タイトルが格好いい。1947年にロサンゼルスで実際に起きた猟奇殺人事件「ブラック・ダリア事件」を題材としていて、実話というところもいい。また、スカヨハやジョシュハートネットなどキャストが豪華なども凄い。だが、それらが凄いから期待値が上がり過ぎて、内容がついてきていない映画だと言えるだろう。

 

元々はデヴィッド・フィンチャーが監督するはずの企画だったようで、フィンチャーはこの後、当作品のテーマと同じく、別のある未解決事件を描いた『ゾディアック』を手掛けている。

 

彼がこの映画を作ったらどうなっていたかが気になる。私のように何の差別もしない人間が、彼の映画をすべて面白いと思ったのだ。えこひきいなど一切していないのに、面白いと思った映画を後で調べたら、彼の名前が出た。そして先日『ゲーム』を観た時に改めて彼の監督した映画を観たら、もうそのすべてが面白いという事実に気づいた。

 

エイリアン3 Alien³(1992年)
セブン Seven(1995年)
ゲーム The Game(1997年)
ファイト・クラブ Fight Club(1999年)
パニック・ルーム Panic Room(2002年)
ゾディアック Zodiac(2007年)
ベンジャミン・バトン 数奇な人生 The Curious Case of Benjamin Button(2008年)
ソーシャル・ネットワーク The Social Network(2010年)
ドラゴン・タトゥーの女 The Girl with the Dragon Tattoo(2011年)
ゴーン・ガール Gone Girl(2014年)

 

キューブリック映画ですらそういうことはない。

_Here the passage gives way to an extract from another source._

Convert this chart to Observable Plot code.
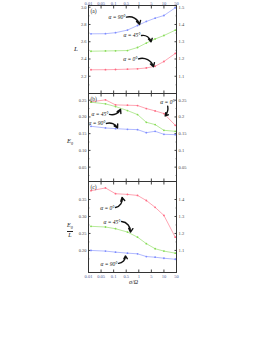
<!DOCTYPE html>
<html><head><meta charset="utf-8">
<script src="https://cdn.jsdelivr.net/npm/d3@7"></script>
<script src="https://cdn.jsdelivr.net/npm/@observablehq/plot@0.6"></script>
<style>
body{margin:0;background:#fff;}
#wrap{position:relative;width:273px;height:353px;overflow:hidden;background:#fff;}
#wrap svg{position:absolute;left:0;top:0;}
.lab{position:absolute;font-family:"Liberation Serif",serif;font-style:italic;color:#222;line-height:1;}
</style></head><body><div id="wrap"></div>
<script>
// x axis: equally spaced tick labels (σ/Ω)
const xTickLabels = ["0.01","0.05","0.1","0.5","1","5","10","50"];
const xPos = [0.2, 1.35, 2.15, 3.1, 3.9, 4.6, 5.3, 6.0, 6.9];
const angles = ["α = 0°", "α = 45°", "α = 90°"];
const colors = ["#ff6a82", "#86dc55", "#7d8cff"];

// (a) L
const L_0  = [2.275, 2.276, 2.278, 2.282, 2.286, 2.296, 2.316, 2.371, 2.464];
const L_45 = [2.490, 2.493, 2.495, 2.498, 2.533, 2.585, 2.632, 2.672, 2.734];
const L_90 = [2.692, 2.693, 2.705, 2.735, 2.788, 2.835, 2.873, 2.904, 2.993];
const L_ticks = [2.2, 2.4, 2.6, 2.8, 3.0];
const L_ticksRight = ["1.1", "1.2", "1.3", "1.4", "1.5"];

// (b) E0
const E_0  = [0.245, 0.251, 0.236, 0.235, 0.234, 0.225, 0.218, 0.210, 0.175];
const E_45 = [0.244, 0.239, 0.231, 0.219, 0.207, 0.184, 0.177, 0.160, 0.157];
const E_90 = [0.172, 0.167, 0.165, 0.163, 0.162, 0.153, 0.157, 0.148, 0.147];
const E_ticks = [0.05, 0.1, 0.15, 0.2, 0.25];
const E_ticksRight = ["0.05", "0.1", "0.15", "0.2", "0.25"];

// (c) E0/L
const R_0  = [0.376, 0.384, 0.367, 0.365, 0.362, 0.347, 0.327, 0.303, 0.239];
const R_45 = [0.271, 0.269, 0.264, 0.254, 0.239, 0.220, 0.205, 0.198, 0.192];
const R_90 = [0.200, 0.198, 0.195, 0.192, 0.190, 0.182, 0.180, 0.177, 0.174];
const R_ticks = [0.2, 0.25, 0.3, 0.35];
const R_ticksRight = ["1.1", "1.2", "1.3", "1.4"];

// annotations (text end point, arrow start -> arrow end, bend)
const notesA = [
  {t: "α = 90°", tx: 2.94, ty: 2.885, x1: 3.02, y1: 2.885, x2: 4.06, y2: 2.80, b: 45},
  {t: "α = 45°", tx: 4.14, ty: 2.675, x1: 4.22, y1: 2.672, x2: 4.97, y2: 2.598, b: 45},
  {t: "α = 0°",  tx: 3.90, ty: 2.402, x1: 3.98, y1: 2.402, x2: 5.17, y2: 2.31, b: 45}
];
const notesB = [
  {t: "α = 0°",  tx: 6.85, ty: 0.245, x1: 6.30, y1: 0.232, x2: 6.10, y2: 0.203, b: 25},
  {t: "α = 45°", tx: 1.59, ty: 0.2075, x1: 1.67, y1: 0.2075, x2: 2.55, y2: 0.2225, b: -40},
  {t: "α = 90°", tx: 1.35, ty: 0.18, x1: 1.43, y1: 0.1805, x2: 2.31, y2: 0.167, b: 40}
];
const notesC = [
  {t: "α = 0°",  tx: 2.07, ty: 0.325, x1: 2.15, y1: 0.3265, x2: 2.67, y2: 0.356, b: -45},
  {t: "α = 45°", tx: 2.55, ty: 0.283, x1: 2.63, y1: 0.285, x2: 3.34, y2: 0.254, b: 45},
  {t: "α = 90°", tx: 2.31, ty: 0.159, x1: 2.39, y1: 0.162, x2: 2.94, y2: 0.184, b: -45}
];

const W = 273, H = 353, LEFT = 88, RIGHT = 176;

function panel({top, bottom, domain, ticks, ticksRight, minor, series, notes, tag, topLabels, bottomLabels}) {
  const rows = [];
  series.forEach((vals, k) => vals.forEach((v, i) => rows.push({x: xPos[i], y: v, a: angles[k]})));
  const rmap = new Map(ticks.map((t, i) => [t, ticksRight[i]]));
  const xfmt = (d) => xTickLabels[Math.round(d)];
  return Plot.plot({
    width: W, height: H,
    marginLeft: LEFT, marginRight: W - RIGHT, marginTop: top, marginBottom: H - bottom,
    x: {domain: [0, 7]},
    y: {domain},
    color: {domain: angles, range: colors},
    style: {background: "transparent", overflow: "visible", fontSize: "4.5px", fontFamily: "Liberation Serif", color: "#444"},
    marks: [
      Plot.axisX({anchor: "bottom", ticks: d3.range(8), tickSize: -2.5, tickPadding: 4.5, tickFormat: bottomLabels ? xfmt : () => "", label: null, fill: "#4a5a99"}),
      Plot.axisX({anchor: "top", ticks: d3.range(8), tickSize: -2.5, tickPadding: 3.5, tickFormat: topLabels ? xfmt : () => "", label: null, fill: "#4a5a99"}),
      Plot.axisY({anchor: "left", ticks, tickSize: -2.5, tickPadding: 4.5, label: null}),
      Plot.axisY({anchor: "left", ticks: minor, tickSize: -1.3, tickFormat: () => "", label: null}),
      Plot.axisY({anchor: "right", ticks, tickSize: -2.5, tickPadding: 4.5, tickFormat: (d) => rmap.get(d), label: null}),
      Plot.axisY({anchor: "right", ticks: minor, tickSize: -1.3, tickFormat: () => "", label: null}),
      Plot.line(rows, {x: "x", y: "y", z: "a", stroke: "a", strokeWidth: 0.6}),
      Plot.dot(rows, {x: "x", y: "y", fill: "a", r: 0.9}),
      ...notes.map((n) => Plot.arrow([n], {x1: "x1", y1: "y1", x2: "x2", y2: "y2", bend: n.b, stroke: "#111", strokeWidth: 1.4, headLength: 4.5})),
      Plot.text(notes, {x: "tx", y: "ty", text: "t", textAnchor: "end", fontStyle: "italic", fontSize: 5.5, fill: "#111"}),
      Plot.text([tag], {frameAnchor: "top-left", dx: 2, dy: 4, fontSize: 5.5, fill: "#222"}),
      Plot.frame({stroke: "#333", strokeWidth: 1})
    ]
  });
}

const wrap = document.getElementById("wrap");
const mid = (arr) => arr.slice(1).map((t, i) => (t + arr[i]) / 2);
wrap.append(panel({top: 5, bottom: 93, domain: [2.0, 3.02], ticks: L_ticks, ticksRight: L_ticksRight,
  minor: mid([2.0, ...L_ticks]), series: [L_0, L_45, L_90], notes: notesA, tag: "(a)", topLabels: true, bottomLabels: false}));
wrap.append(panel({top: 93, bottom: 181, domain: [0.007, 0.27], ticks: E_ticks, ticksRight: E_ticksRight,
  minor: mid([0, ...E_ticks]), series: [E_0, E_45, E_90], notes: notesB, tag: "(b)", topLabels: false, bottomLabels: false}));
wrap.append(panel({top: 181, bottom: 272, domain: [0.135, 0.403], ticks: R_ticks, ticksRight: R_ticksRight,
  minor: mid([0.15, ...R_ticks]), series: [R_0, R_45, R_90], notes: notesC, tag: "(c)", topLabels: false, bottomLabels: true}));

function addLabel(html, left, top, size) {
  const s = document.createElement("div");
  s.className = "lab";
  s.style.left = left + "px"; s.style.top = top + "px"; s.style.fontSize = size + "px";
  s.innerHTML = html;
  wrap.append(s);
}
addLabel("L", 74, 46, 7);
addLabel("<span style='color:#222'>E</span><sub style='font-size:4px;color:#222'>0</sub>", 67, 138, 6.5);
addLabel("<div style='text-align:center;color:#222'>E<sub style='font-size:4px'>0</sub><div style='border-top:0.6px solid #222;margin:0.5px 0'></div>L</div>", 67, 222, 6);
addLabel("σ/Ω", 129, 279, 6);
</script></body></html>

彼の後年はすべて最高だが、昔過ぎて私が追いつかないところもある。

 

彼はどうも完全主義者として知られており、ひとつのシーンの撮影のために、俳優に100回以上のリテイクを出すことも珍しくないという。私も完璧主義者なので、そこにシンパシーを感じたということかもしれない。もし彼がメガホンを取っていたなら、恐らくジョシュハートネットはもっともっと、『巻き込まれていく』感じになるのではないだろうか。スカヨハはもっと魔性の女になり、アーロンエッカートは『ダークナイト』のトゥーフェイス以上に狂気があるように描かれる。

 

ジョシュハートネットは大ヒット映画があまりなく、まだまだ超一流とは言えない俳優なので、その非凡性を潰すためにも、『ブラック・ダリア事件』という謎の闇にもっともっと飲まれて、人格を失っていくように描けば、彼のデメリットが消える。残りの二人も、もっと今回以上にできるだろうから、デヴィッド・フィンチャーであればもっと輪郭をハッキリさせ、ミステリアスな部分にもっとスポットライトを当てて、この事件をもっと有名にすることができたはずだ。

 

だが、今回の監督のブライアン・デ・パルマも凄い。

『キャリー』
『スカーフェイス』
『アンタッチャブル』
『カジュアリティーズ』
『カリートの道』
『ミッション:インポッシブル』

 

と、名作が揃う。だが、フィンチャーのようにすべてが面白いわけではないので、その辺りのマッチ度が今回に影響したか。